The value of the classification results extends beyond local design applications and serves as a foundational component for building a multi-level rural spatial governance system. At the county level, the classification can guide differential spatial zoning, enabling the coordinated optimization of ecological, agricultural, and construction spaces. At the township level, it supports decisions on infrastructure allocation, industrial zoning, and public service deployment. At the village level, it provides a basis for improving living environments, optimizing land use, and guiding village-scale renewal strategies. From a governance perspective, the automated framework establishes a clear analytical bridge between spatial differentiation and hierarchical governance, translating the broad goals of the Rural Revitalization Strategy into quantifiable and operational management tools. By aligning classification outputs with differentiated policy intensities at multiple scales, the framework contributes to forming an interactive governance mechanism that integrates top-down planning with bottom-up local responses, thereby improving both model applicability and policy effectiveness.

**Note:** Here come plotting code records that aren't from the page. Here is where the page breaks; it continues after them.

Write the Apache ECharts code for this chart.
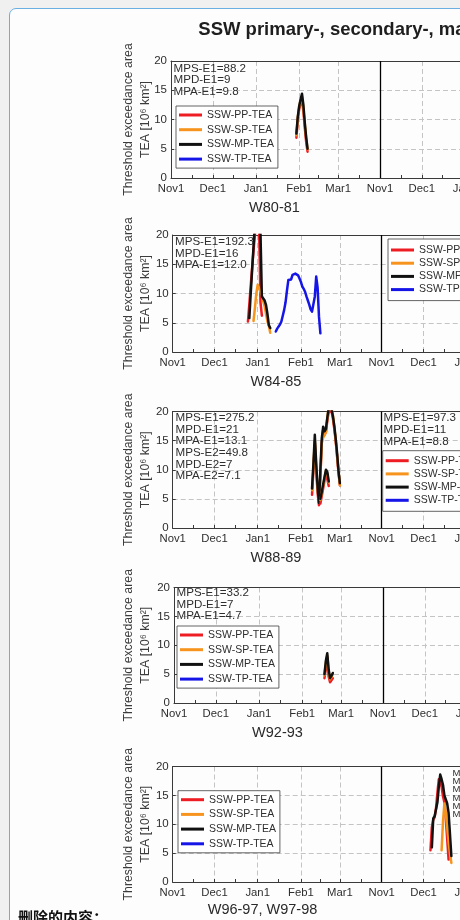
<!DOCTYPE html>
<html>
<head>
<meta charset="utf-8">
<script src="https://cdn.jsdelivr.net/npm/echarts@6/dist/echarts.min.js"></script>
<style>
html,body{margin:0;padding:0;width:460px;height:920px;overflow:hidden;background:#f0f0f0;}
#card{position:absolute;left:9px;top:8px;width:720px;height:1000px;background:#fdfdfd;border:1px solid #6aaee2;border-radius:7px;}
#chart{position:absolute;left:0;top:0;width:640px;height:940px;}
</style>
</head>
<body>
<div id="card"></div>
<div id="chart"></div>
<script>
// ---------- axis ticks (days since Nov 1 of the first winter; two winters of 150 days) ----------
const monthTickDays   = [0, 30, 61, 92, 120, 150, 180, 211, 242, 270];
const monthTickLabels = ['Nov1','Dec1','Jan1','Feb1','Mar1','Nov1','Dec1','Jan1','Feb1','Mar1'];
const midMonthTickDays = [15, 45, 76, 106, 135, 165, 195, 226, 256, 285];
const axisMaxDays = 300;
const separatorDay = 150;
const yMin = 0, yMax = 20, yStep = 5;

const seriesNames = ['SSW-PP-TEA','SSW-SP-TEA','SSW-MP-TEA','SSW-TP-TEA'];
const panelLabels = ['W80-81','W84-85','W88-89','W92-93','W96-97, W97-98'];

// ---------- W80-81 ----------
const w80Days = [90,91,92,93,94,95,96,97,98];
const w80PP = [6.9,10.0,11.8,12.8,13.3,11.5,8.7,6.2,4.5];
const w80SP = [7.3,10.3,12.2,13.3,14.0,12.0,9.2,6.8,4.9];
const w80MP = [7.6,10.5,12.3,13.4,14.4,12.5,9.5,7.0,5.0];
const w80Notes = ['MPS-E1=88.2','MPD-E1=9','MPA-E1=9.8'];

// ---------- W84-85 ----------
const w84DaysPP = [54,55,56,57,58,59,60,61,62,63,64];
const w84PP = [5.2,8.2,11.3,14.4,17.3,20.0,23.0,24.0,21.5,8.5,6.2];
const w84DaysSP = [58,59,60,61,62,63,64,65,66,67,68,69,70];
const w84SP = [5.3,7.5,10.0,11.5,11.3,10.3,9.6,8.6,7.8,6.5,5.2,4.5,3.3];
const w84DaysMP = [55,56,57,58,59,60,61,62,63,64,65,66,67,68,69,70];
const w84MP = [5.8,10.0,14.0,18.0,22.0,25.0,26.5,25.0,20.5,9.5,9.3,8.8,8.0,6.5,4.6,4.1];
const w84DaysTP = [74,75,76,77,78,79,80,81,82,83,84,85,86,87,88,89,90,91,92,93,94,95,96,97,98,99,100,101,102,103,104,105,106];
const w84TP = [3.5,4.0,4.3,4.7,5.2,6.2,7.2,8.5,10.5,12.3,12.0,12.4,13.2,13.4,13.4,13.3,13.1,12.8,12.0,11.2,10.8,10.3,9.5,8.8,8.1,7.3,6.9,7.2,9.5,12.9,11.0,6.0,3.2];
const w84Notes = ['MPS-E1=192.3','MPD-E1=16','MPA-E1=12.0'];

// ---------- W88-89 ----------
const w88E1Days = [100,101,102,103,104,105,106,107,108,109,110,111,112,113,114,115,116,117,118,119,120];
const w88E1PP = [5.7,10.0,14.5,10.0,6.0,3.9,9.0,14.5,16.8,16.0,16.5,18.5,20.0,20.3,20.0,18.8,17.0,15.0,12.3,9.5,7.3];
const w88E1SP = [6.5,10.5,15.0,10.5,6.5,4.6,9.0,14.8,15.5,15.2,16.5,19.0,20.8,21.0,20.6,19.3,17.3,15.0,12.3,9.8,7.3];
const w88E1MP = [6.8,11.0,16.0,11.0,7.0,4.3,10.0,15.4,17.4,16.6,17.0,19.0,20.6,20.8,20.4,19.2,17.5,15.3,12.8,9.8,7.7];
const w88E2Days = [106,107,108,109,110,111,112];
const w88E2PP = [4.2,5.5,6.8,8.2,9.5,9.4,7.2];
const w88E2SP = [4.8,6.0,7.3,8.6,9.8,9.3,7.8];
const w88E2MP = [5.0,6.2,7.5,8.8,10.0,9.6,8.0];
const w88Notes = ['MPS-E1=275.2','MPD-E1=21','MPA-E1=13.1','MPS-E2=49.8','MPD-E2=7','MPA-E2=7.1'];
const w89Notes = ['MPS-E1=97.3','MPD-E1=11','MPA-E1=8.8'];

// ---------- W92-93 ----------
const w92Days = [108,109,110,111,112,113,114];
const w92PP = [4.3,6.0,7.0,4.6,3.6,3.9,4.3];
const w92SP = [4.8,7.0,8.2,5.5,4.1,4.5,5.0];
const w92MP = [5.0,7.3,8.6,5.8,4.3,4.7,5.2];
const w92Notes = ['MPS-E1=33.2','MPD-E1=7','MPA-E1=4.7'];

// ---------- W96-97, W97-98 (second winter, offset by 150 days) ----------
const w97DaysPP = [185,186,187,188,189,190,191,192,193,194,195,196,197,198];
const w97PP = [5.5,9.5,10.8,11.2,12.8,15.5,17.8,17.8,16.5,14.8,13.8,11.0,7.5,3.9];
const w97DaysSP = [193,194,195,196,197,198,199,200];
const w97SP = [5.5,10.5,13.6,12.0,9.5,7.0,5.0,3.3];
const w97DaysMP = [186,187,188,189,190,191,192,193,194,195,196,197,198,199,200];
const w97MP = [6.0,11.0,11.4,11.6,13.8,16.5,18.6,17.8,16.8,15.0,14.3,13.6,12.0,8.3,4.5];
const w97Notes = ['MPS-E1=130.6','MPD-E1=15','MPA-E1=8.7','MPS-E2=40.2','MPD-E2=6','MPA-E2=6.7'];

// ---------- styling / layout ----------
const FONT = '"Liberation Sans", Arial, Helvetica, sans-serif';
const AXIS_COLOR = '#3a3a3a';
const TEXT_COLOR = '#2e2e2e';
const GRID_COLOR = '#c4c4c4';
const seriesColors = ['#ee1d23', '#f7941d', '#111111', '#1515e8'];
const PX_PER_DAY = 1.3933;

const gridLayout = [
  {left:171,   top:61,    height:117},
  {left:172.7, top:235,   height:117},
  {left:172.7, top:411.5, height:116.5},
  {left:174,   top:587.5, height:115.5},
  {left:172.7, top:766.5, height:115.5}
];
const legendLayout = [
  {left:176,   top:106,   gap:2.7, pad:[3,4,3,3]},
  {left:388,   top:239,   gap:1.2, pad:[5,4,5,3]},
  {left:382.7, top:450.7, gap:1.2, pad:[4,4,5,3]},
  {left:177,   top:626,   gap:2.7, pad:[3,4,3,3]},
  {left:178,   top:790.7, gap:2.7, pad:[3,4,3,3]}
];
const xLabelLayout = [
  {x:274.5, y:208}, {x:276, y:382}, {x:276, y:557.5}, {x:277.5, y:733.3}, {x:262.5, y:910}
];
const noteLayout = [
  {notes:w80Notes, x:173.5, y:68.5, step:11.4, size:11.6},
  {notes:w84Notes, x:175,   y:241.7, step:11.7, size:11.6},
  {notes:w88Notes, x:175.5, y:418, step:11.6, size:11.6},
  {notes:w89Notes, x:383.5, y:418, step:11.8, size:11.6},
  {notes:w92Notes, x:176.5, y:593, step:11.4, size:11.6},
  {notes:w97Notes, x:452.5, y:773, step:8.3, size:9.5}
];

const panelSeries = [
  [[0,w80Days,w80PP],[1,w80Days,w80SP],[2,w80Days,w80MP]],
  [[0,w84DaysPP,w84PP],[1,w84DaysSP,w84SP],[2,w84DaysMP,w84MP],[3,w84DaysTP,w84TP]],
  [[0,w88E1Days,w88E1PP],[1,w88E1Days,w88E1SP],[2,w88E1Days,w88E1MP],
   [0,w88E2Days,w88E2PP],[1,w88E2Days,w88E2SP],[2,w88E2Days,w88E2MP]],
  [[0,w92Days,w92PP],[1,w92Days,w92SP],[2,w92Days,w92MP]],
  [[0,w97DaysPP,w97PP],[1,w97DaysSP,w97SP],[2,w97DaysMP,w97MP]]
];

const allTickDays = monthTickDays.concat(midMonthTickDays).sort((a,b)=>a-b);
const labelByDay = {};
monthTickDays.forEach((d,k)=>{ labelByDay[d] = monthTickLabels[k]; });

const grid = [], xAxis = [], yAxis = [], series = [], legend = [], graphic = [];

function txt(x, y, text, size, o) {
  o = o || {};
  const align = o.align || 'left', va = o.va || 'middle';
  return {
    type:'text', x:x, y:y, rotation:o.rotation || 0, silent:true, z:100,
    style:{
      text:text, fill:o.color || TEXT_COLOR, fontSize:size,
      fontFamily:o.family || FONT, fontWeight:o.weight || 'normal',
      align:align, verticalAlign:va, textAlign:align, textVerticalAlign:va
    }
  };
}

gridLayout.forEach((g, i) => {
  grid.push({left:g.left, top:g.top, width:axisMaxDays*PX_PER_DAY, height:g.height,
             containLabel:false, outerBoundsMode:'none'});
  xAxis.push({
    gridIndex:i, type:'value', min:0, max:axisMaxDays, position:'bottom',
    axisLine:{show:true, onZero:false, lineStyle:{color:AXIS_COLOR, width:1}},
    axisTick:{show:true, inside:true, length:3, customValues:allTickDays, lineStyle:{color:AXIS_COLOR}},
    axisLabel:{show:true, customValues:monthTickDays, formatter:v => labelByDay[Math.round(v)] || '',
               fontSize:11.3, color:TEXT_COLOR, fontFamily:FONT, margin:5},
    splitLine:{show:false}
  });
  xAxis.push({
    gridIndex:i, type:'value', min:0, max:axisMaxDays, position:'top',
    axisLine:{show:true, onZero:false, lineStyle:{color:AXIS_COLOR, width:1}},
    axisTick:{show:false, customValues:monthTickDays},
    axisLabel:{show:false},
    splitLine:{show:true, lineStyle:{color:GRID_COLOR, type:[5,3], width:1}}
  });
  yAxis.push({
    gridIndex:i, type:'value', min:yMin, max:yMax, interval:yStep, position:'left',
    axisLine:{show:true, onZero:false, lineStyle:{color:AXIS_COLOR, width:1}},
    axisTick:{show:true, inside:true, length:3, lineStyle:{color:AXIS_COLOR}},
    axisLabel:{fontSize:11.5, color:TEXT_COLOR, fontFamily:FONT, margin:4},
    splitLine:{show:true, lineStyle:{color:GRID_COLOR, type:[5,3], width:1}}
  });

  panelSeries[i].forEach((s, k) => {
    const [ni, days, vals] = s;
    const ser = {
      type:'line', name:seriesNames[ni], xAxisIndex:2*i, yAxisIndex:i,
      data: days.map((d, j) => [d, vals[j]]),
      showSymbol:false, symbol:'none', color:seriesColors[ni],
      lineStyle:{width:2.5, color:seriesColors[ni], join:'round', cap:'round'},
      clip:true, animation:false, silent:true, z:3
    };
    if (k === 0) {
      ser.markLine = {
        silent:true, symbol:['none','none'], label:{show:false}, animation:false,
        lineStyle:{color:'#000', width:1.3, type:'solid'},
        emphasis:{disabled:true},
        data:[{xAxis:separatorDay}]
      };
    }
    series.push(ser);
  });

  const L = legendLayout[i];
  legend.push({
    orient:'vertical', left:L.left, top:L.top, data:seriesNames.slice(),
    icon:'rect', itemWidth:23, itemHeight:3, itemGap:L.gap, padding:L.pad,
    backgroundColor:'#ffffff', borderColor:'#3c3c3c', borderWidth:0.8, borderRadius:0,
    selectedMode:false, z:10,
    textStyle:{fontSize:10.5, color:TEXT_COLOR, fontFamily:FONT, lineHeight:12}
  });

  const cy = g.top + g.height/2;
  graphic.push(txt(128.5, cy, 'Threshold exceedance area', 12.3, {rotation:Math.PI/2, align:'center', color:'#3c3c3c'}));
  graphic.push(txt(145.5, cy, 'TEA [10\u2076 km\u00B2]', 12.3, {rotation:Math.PI/2, align:'center', color:'#3c3c3c'}));
  graphic.push(txt(xLabelLayout[i].x, xLabelLayout[i].y, panelLabels[i], 14.5, {align:'center', color:'#2a2a2a'}));
});

noteLayout.forEach(n => {
  n.notes.forEach((t, k) => graphic.push(txt(n.x, n.y + k*n.step, t, n.size)));
});

graphic.push(txt(198.3, 29.5, 'SSW primary-, secondary-, major- and tertiary-phase TEA', 18.5,
                 {weight:'bold', color:'#1e1e1e'}));
graphic.push(txt(18, 910, '删除的内容：', 15,
                 {weight:'bold', color:'#111', va:'top', family:'"Noto Sans CJK SC", sans-serif'}));

const chart = echarts.init(document.getElementById('chart'), null, {renderer:'canvas', width:640, height:940});
chart.setOption({
  animation:false,
  backgroundColor:'transparent',
  grid, xAxis, yAxis, series, legend, graphic,
  tooltip:{show:false}
});
</script>
</body>
</html>
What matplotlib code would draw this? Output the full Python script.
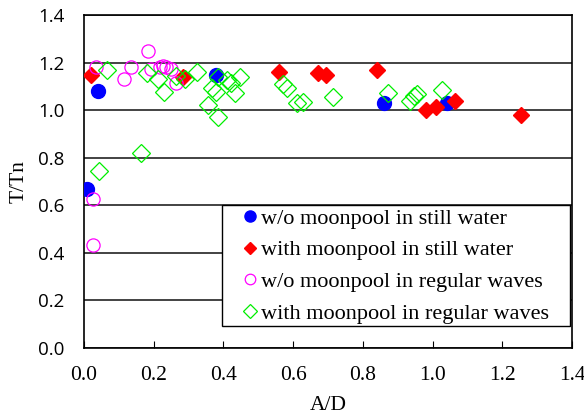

5.4.3. Toward Adaptive and Data-Driven Rural Governance

Looking forward, the AI-driven classification framework should be viewed not merely as a static spatial identification tool, but as a key enabler of adaptive rural governance. The dynamic integration of data analytics and spatial decision-making enables continuous monitoring, evaluation, and adjustment of rural spaces, supporting a transition from experience-based planning to data-informed and feedback-driven governance. In the context of Gaoqing County, the adoption of this framework facilitates a shift from fragmented and reactive planning practices toward systematic, anticipatory, and adaptive governance. Through the combined effects of model-based classification, policy formulation, and community participation, the framework helps maintain a dynamic balance among economic development, ecological protection, and social inclusiveness. More broadly, this study demonstrates the methodological potential of artificial intelligence in rural spatial governance. By transforming spatial classification into an evidence-based decision-support mechanism, the framework offers a replicable technical pathway and governance paradigm for county-level and regional territorial spatial planning.

6. Conclusions

This study develops an AI-driven multi-model framework for the automated classification of rural settlements at the natural-village scale. By constructing a comprehensive indicator system that integrates socio-economic attributes, natural conditions, and land-use characteristics, the proposed framework enables fine-grained representation of settlement features. Through rigorous data preprocessing and multi-model comparison, the approach effectively addresses common challenges such as missing values, data noise, and class imbalance. The results demonstrate the feasibility and scalability of data-driven automated classification, providing a methodological basis for differentiated spatial planning and targeted rural revitalization.